Deconstructing Little Brother

In his short time at Michigan State University, spartan head football coach Mark Dantonio has waged a very focused PR campaign against the University of Michigan football program. From his very first post game press conference when he paused the questions to ask for a moment of silence to commemorate Michigan's loss to Appalachian State; to trading insults with a 20 year old college student; to excusing his team's disgraceful performance at Penn State by pointing to Michigan's poor record, to rooting against his own teams' interest just to see Michigan lose; and to a myriad of subtle and not-so-subtle jabs in the press, Dantonio has made it clear that he views Michigan as Public Enemy #1.

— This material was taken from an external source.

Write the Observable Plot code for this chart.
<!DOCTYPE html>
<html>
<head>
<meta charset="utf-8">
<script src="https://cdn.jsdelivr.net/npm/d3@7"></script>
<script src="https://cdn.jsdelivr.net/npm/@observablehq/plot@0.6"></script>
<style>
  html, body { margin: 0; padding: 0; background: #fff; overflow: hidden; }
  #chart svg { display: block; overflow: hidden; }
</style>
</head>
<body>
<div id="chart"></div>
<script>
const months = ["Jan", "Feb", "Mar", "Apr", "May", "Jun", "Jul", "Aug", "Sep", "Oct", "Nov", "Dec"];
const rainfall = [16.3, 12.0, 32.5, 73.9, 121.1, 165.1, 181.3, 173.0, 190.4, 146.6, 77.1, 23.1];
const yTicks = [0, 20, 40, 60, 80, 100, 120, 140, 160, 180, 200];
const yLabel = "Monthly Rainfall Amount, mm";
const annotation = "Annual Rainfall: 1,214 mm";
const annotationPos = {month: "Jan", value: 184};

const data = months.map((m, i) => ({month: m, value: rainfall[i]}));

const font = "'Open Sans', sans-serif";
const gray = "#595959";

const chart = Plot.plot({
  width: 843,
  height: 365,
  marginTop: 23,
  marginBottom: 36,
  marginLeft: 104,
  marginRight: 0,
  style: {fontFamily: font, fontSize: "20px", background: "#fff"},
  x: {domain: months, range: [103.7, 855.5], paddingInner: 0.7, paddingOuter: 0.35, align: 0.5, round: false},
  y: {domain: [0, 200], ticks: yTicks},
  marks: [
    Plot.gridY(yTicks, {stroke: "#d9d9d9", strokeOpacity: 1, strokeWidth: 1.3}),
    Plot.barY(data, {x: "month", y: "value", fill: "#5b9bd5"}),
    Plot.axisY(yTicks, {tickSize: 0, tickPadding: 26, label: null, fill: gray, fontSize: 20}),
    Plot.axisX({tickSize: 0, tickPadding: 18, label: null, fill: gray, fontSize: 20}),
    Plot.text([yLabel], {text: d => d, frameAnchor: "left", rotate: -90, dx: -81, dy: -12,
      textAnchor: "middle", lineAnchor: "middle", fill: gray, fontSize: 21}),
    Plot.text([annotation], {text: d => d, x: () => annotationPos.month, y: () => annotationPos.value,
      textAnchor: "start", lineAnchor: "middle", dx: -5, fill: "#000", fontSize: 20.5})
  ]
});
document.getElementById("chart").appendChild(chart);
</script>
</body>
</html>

A good portion of his fan base has eaten this up, and love him for his comments. The same people who used to call Lloyd Carr classless have no problem with their coach engaging in message board type flaming in the media. To them his public disdain shows that he gets the rivalry, that he won't bow down to Michigan, and has the will to take MSU to the next level. As if all it takes to coach and recruit at an elite, or even above-average level is the will to do so.

The local media has bought the spin as well. Article after article has trumpeted the Spartan's Ascension or asserted that after two straight bowls and one win over the worst Michigan team in history MSU now owned the state of Michigan in recruiting. Like the fan base, they mistook attitude for accomplishment and voted MSU third in the Big Ten preseason poll despite the fact that they were outscored, out gained, and out first-downed (is that a verb?) in conference play last year, lost a two year starter at QB, and 90% of their rushing in Javon Ringer.

But the hopes of a fan base and the desire of journalists to write a new narrative doesn't erase 40 years of history, and one (or two) successful season does not dramatically change the direction of a program. Despite the feeling by many Spartans that Dantonio represents a radical departure from the past the results on the field and in recruiting don't really show that. Dantonio's first three classes have rankings (42, 47, 17 via Rivals; 51, 56, 37 via Scout) that are similar to John L Smith's last three classes (16, 35, 33 via Rivals; 13, 40, 43 via Scout). More importantly, Dantonio's record after 30 games is exactly the same as John L. Smith's.

That record continues an amazing trend with Spartan head coaches. Since 1973, when Duffy Daugherty stepped down, six out of eight spartan coaches have won 15, 16, or 17 games out of their first 30:

Denny Stolz (1973-1975) 16-13-1
Daryl Rogers (1976-1979) 16-12-2
Muddy Waters (1980-1982) 9-21
George Perles (1983-1994) 13-16-1
Nick Saban (1995-1999) 17-12-1
Bobby Williams (2000-2002) 15-15
John L Smith (2003-2006) 17-13
Mark Dantonio (2007- ) 17-13

That in a snapshot is Spartan football in the modern era: amazingly consistent, slightly above average.